The rest of the streams of the mountainous Gangwon Province are all to the south. I cut over to the coast and follow seaside Highway 7. The military presence lessens, and there are no more tank traps, but the razor wire still exists and it edges the beaches for miles. The barbed-wire fences are to discourage amphibious infiltrations and watchtowers are every few hundred yards. At one of the beaches, I turn inland and head to my favorite stream.
The fishing starts at a hiking path that leads to a Buddhist hermitage. The trail later deviates from the stream and you’re left with a day of solitude and consistent strikes. It is hours of pocket water under a canopy of trees along banks of rhododendron and there are only eleven spots to extend a backcast, two holes require bow-and-arrow casts, and the rest is roll casting low and tight. Black caddisflies are plentiful, stoneflies come and go and Strigata mayflies are often on the menu, but rarely are the trout picky about what is floating their way.
The creek holds native masou trout and wild rainbow trout from an abandoned commercial fishery. There is a small gorge that either must be waded if water level permits, or you must scale the forested canyon and descend back to the stream. Inside the gorge one can sneak upon and sometimes hook a masou over a foot long. There is more pocket water that leads to a long glide formed by swift flowing bend, and then you see the source of the stream.
The opening of the cave is twenty feet high and it is covered with a metal grid that only a skinny child could enter. I climbed once to the top and peered down. The interior is the size of a living room with a cathedral ceiling and spring water covers the floor a couple feet deep. It’s not much different than the DMZ. It is a wild and unknown place, government controlled — for better or worse, no entrance is allowed — and you cannot explore its secrets. It is enclosed with a steel barrier and the trout beyond have almost never seen a human. A small sign attached to the grid promises punishment for attempting to enter the cave.

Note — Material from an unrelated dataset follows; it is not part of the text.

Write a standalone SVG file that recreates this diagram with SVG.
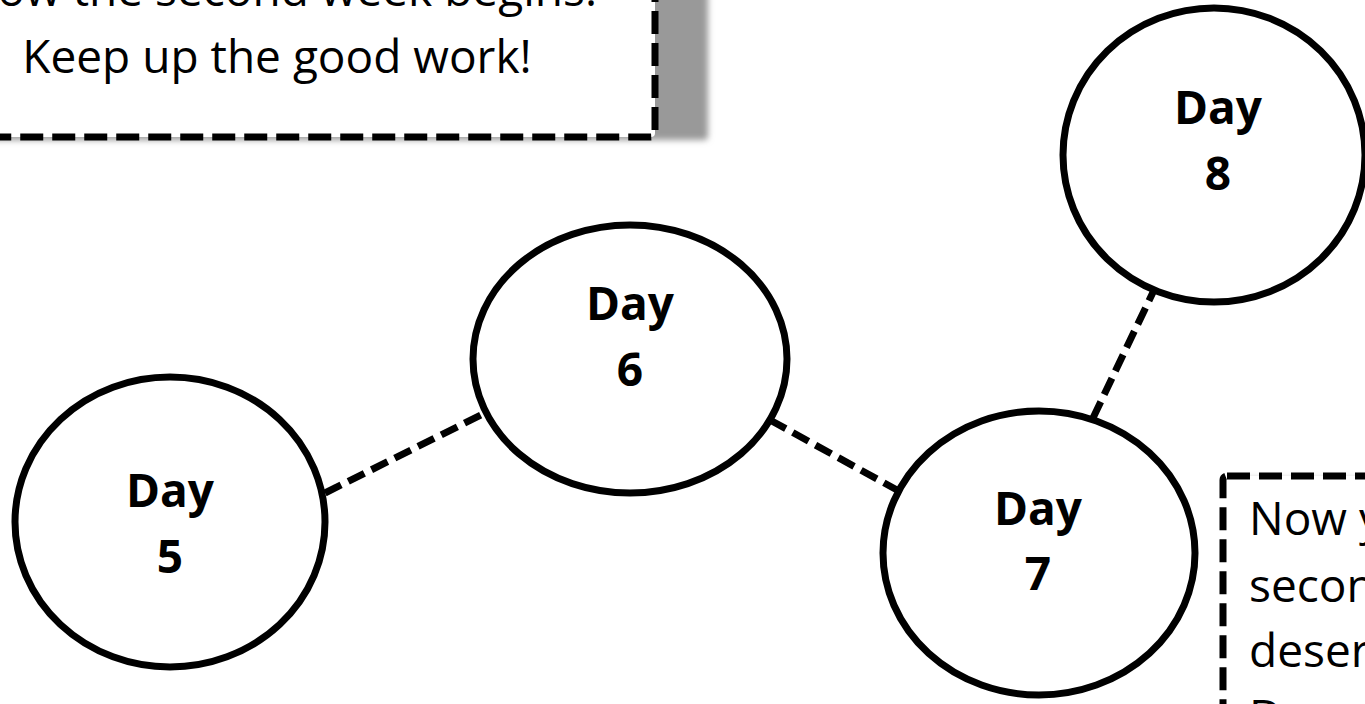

At the maw of the cave, I fish the pocket water of tumbled rocks and cast through the lowest steel bars and let the fly drift over a hole. The strike is immediate. Upon inspecting the fish, I see that its colors are darker and the normal olive gold colors have morphed into a brown tint. All of the trout caught near the cave have this coloration. I release the odd-colored trout and it swims back into the fenced-off cave. Like so many beautiful trout streams around the world, the rich waters of the DMZ are both surprising and vulnerable, precariously balanced between the protective and destructive intentions of man.